In both those situations, the only way that you’re ever going to rank well is if you can get your content in front of people. That means marketing. Now, there is a lot of advice on how to market your student website out there and you should definitely look at a lot of that if you want to be successful.
I’m going to add one piece of advice to what all those sites have to say and that is that you should explore. There is constantly new website and social media platforms being created. Take advantage of these by pushing your website and your content on there. Many are far more relaxed about people that push their content and chances are a far larger percentage of people ends up seeing it than if you try to market through traditional channels where everybody else is also clamoring to get user’s attention.
Marketing will only get you so far
If your site doesn’t have it, then it doesn’t matter if you manage to draw a lot of people. They’re not going to stick around. So, make sure that you take the time and put in the effort to actually have really high-quality content on your site. Some ideas to consider:
- Check your site for spelling and grammar mistakes. This is vitally For me, a spelling or grammar mistake immediately lowers the authority of the website I’m on. After all, since they clearly didn’t spend much time fixing mistakes on their website, how can I be sure they spent enough time checking their sources?
- Get backup. Don’t do it alone. Get other people to contribute content. The best place to look is among your friends and your acquaintances. If they can’t help, look further from home and get professionals involved. Yes, you might have to pay a bit of money, but it will reduce the workload tremendously, giving you time to actually finish your coursework or make a little money by helping with a SAT What’s more, it will give you somebody to bounce ideas off of.

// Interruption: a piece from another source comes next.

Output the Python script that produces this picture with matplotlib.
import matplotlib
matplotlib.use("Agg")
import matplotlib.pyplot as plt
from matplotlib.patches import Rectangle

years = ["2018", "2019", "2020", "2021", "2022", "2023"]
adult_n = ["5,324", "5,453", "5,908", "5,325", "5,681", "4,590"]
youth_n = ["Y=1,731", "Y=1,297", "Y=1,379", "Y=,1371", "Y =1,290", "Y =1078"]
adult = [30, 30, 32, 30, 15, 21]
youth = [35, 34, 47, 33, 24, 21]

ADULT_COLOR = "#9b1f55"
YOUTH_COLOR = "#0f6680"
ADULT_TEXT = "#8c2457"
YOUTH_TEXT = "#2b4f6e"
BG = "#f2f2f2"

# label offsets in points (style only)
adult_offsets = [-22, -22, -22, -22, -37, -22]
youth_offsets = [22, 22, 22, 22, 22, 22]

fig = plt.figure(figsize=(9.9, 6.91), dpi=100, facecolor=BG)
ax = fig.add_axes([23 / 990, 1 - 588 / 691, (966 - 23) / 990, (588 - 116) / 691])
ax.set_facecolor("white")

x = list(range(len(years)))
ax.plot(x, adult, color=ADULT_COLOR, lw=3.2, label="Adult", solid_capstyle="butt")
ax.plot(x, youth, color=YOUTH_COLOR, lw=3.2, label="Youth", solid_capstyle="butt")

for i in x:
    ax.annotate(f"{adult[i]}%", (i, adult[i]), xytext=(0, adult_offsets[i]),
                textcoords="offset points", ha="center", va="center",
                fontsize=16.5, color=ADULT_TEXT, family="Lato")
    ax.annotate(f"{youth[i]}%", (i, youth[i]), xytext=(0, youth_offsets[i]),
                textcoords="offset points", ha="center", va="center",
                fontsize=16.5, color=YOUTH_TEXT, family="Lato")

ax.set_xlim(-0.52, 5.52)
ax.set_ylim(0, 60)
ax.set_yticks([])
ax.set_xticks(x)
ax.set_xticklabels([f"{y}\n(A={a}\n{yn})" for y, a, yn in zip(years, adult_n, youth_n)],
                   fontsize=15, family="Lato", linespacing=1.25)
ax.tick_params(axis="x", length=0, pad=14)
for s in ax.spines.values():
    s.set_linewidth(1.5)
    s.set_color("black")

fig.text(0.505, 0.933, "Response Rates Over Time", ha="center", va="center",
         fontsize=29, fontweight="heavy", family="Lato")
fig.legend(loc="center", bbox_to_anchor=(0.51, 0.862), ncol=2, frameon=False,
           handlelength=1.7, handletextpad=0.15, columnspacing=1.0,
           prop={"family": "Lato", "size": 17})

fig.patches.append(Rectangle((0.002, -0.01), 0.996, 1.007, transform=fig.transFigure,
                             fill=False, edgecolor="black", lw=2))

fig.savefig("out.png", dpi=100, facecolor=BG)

- Keep updating. If a page is doing well then you shouldn’t touch it, right? Wrong. In fact, the very pages you should update are the ones that are doing well. These are the pages that Google will look at and if they see that you’re updating them, then it will push them up in importance. So update your landing pages! Put up new information. Offer new ideas. Update stuff that’s out of date.
Ignore the trolls
We’ve evolved in little groups, where everybody’s opinion really mattered. That’s why it often hurts so much when people say negative things about you. The thing is, we don’t live in those little groups anymore. And there is a whole class of people who seem to enjoy putting you down.

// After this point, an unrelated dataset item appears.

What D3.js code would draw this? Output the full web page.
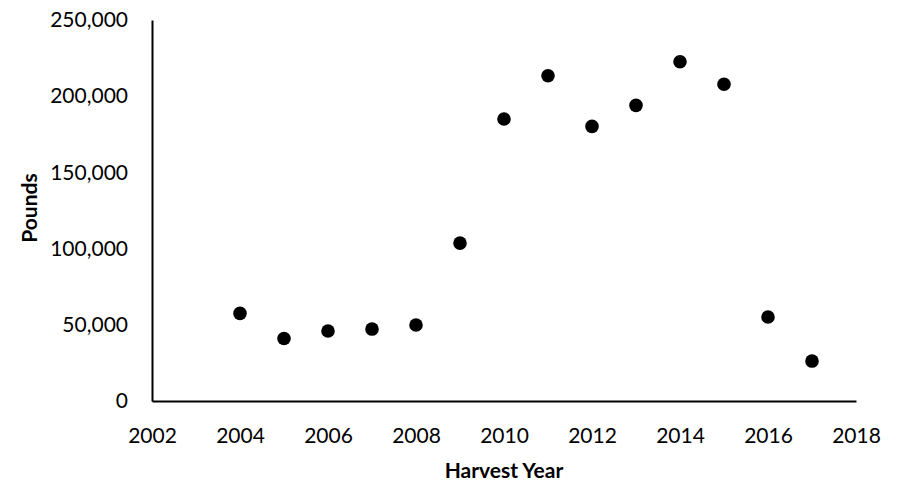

Don’t listen to them. As long as you’re also getting positive feedback from other people who visit your site, you’re absolutely fine. You don’t need everybody to like your page. That’s not how you become successful. You become successful by having some people love your page.

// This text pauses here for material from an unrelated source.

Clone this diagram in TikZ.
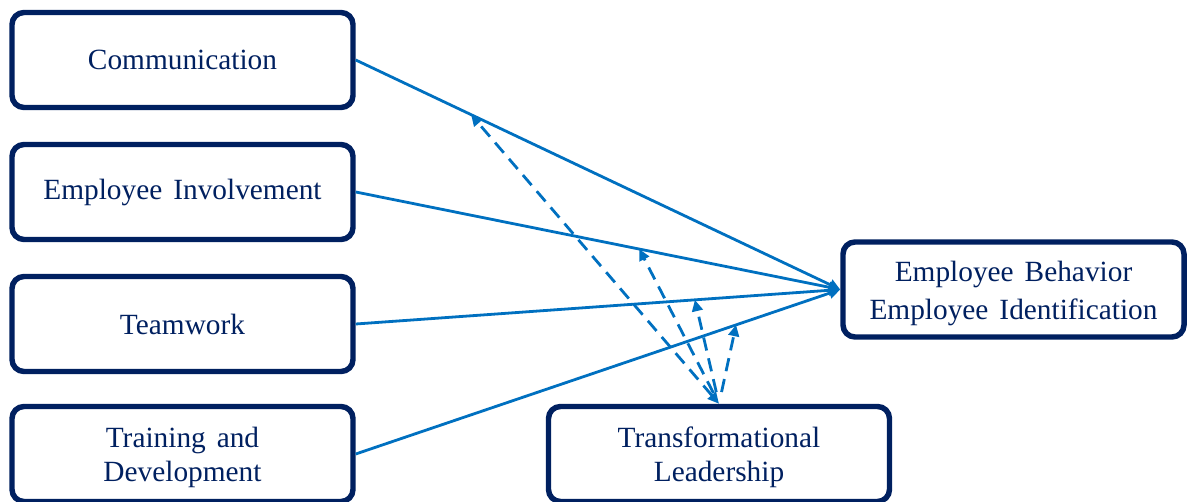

So ignore the haters. It’s hard, but it’s a vital part of building a successful student website.
A good strategy I’ve found is that when you find that those who love your site are generally of one type of person, start moving your website more towards satisfying the needs and fulfilling the expectations of that specific group. After all, you’ve already begun to engage them, so why not take that extra step and make them true fans?
Web sites are rarely a route to quick fame
And finally, be ready to submit for the long haul. Web sites might have been able to make people famous in a few months or less, but that’s rarely the case nowadays. The internet is crowded with millions of people who think that they can make it with their website alone. You don’t just have to out market them and out content them, but you’ve got to outlast them as well.
So, learn to ignore the short-term fluctuations of your visitor numbers. Don’t feel devastated when your ranking in Google drops. Don’t get stressed out if the rate at which your site’s popularity on social media is growing starts to flatten out a bit. All these things always seem to follow waves. One week you’re riding high and getting tons of attention, the next week not even your mom mentions you. It’s not exactly nice, but it’s not exactly important either.
It’s the long term numbers that you want to pay attention to. Are people linking to your site more often? Is the average bounce rate over time falling? Are people sticking around longer? If these things are happening, then you’re popularity is building. So focus on the long-term rising line.
And above all, have the wherewithal to keep going through the bad times. Eventually, it will pay off and your website will be successful.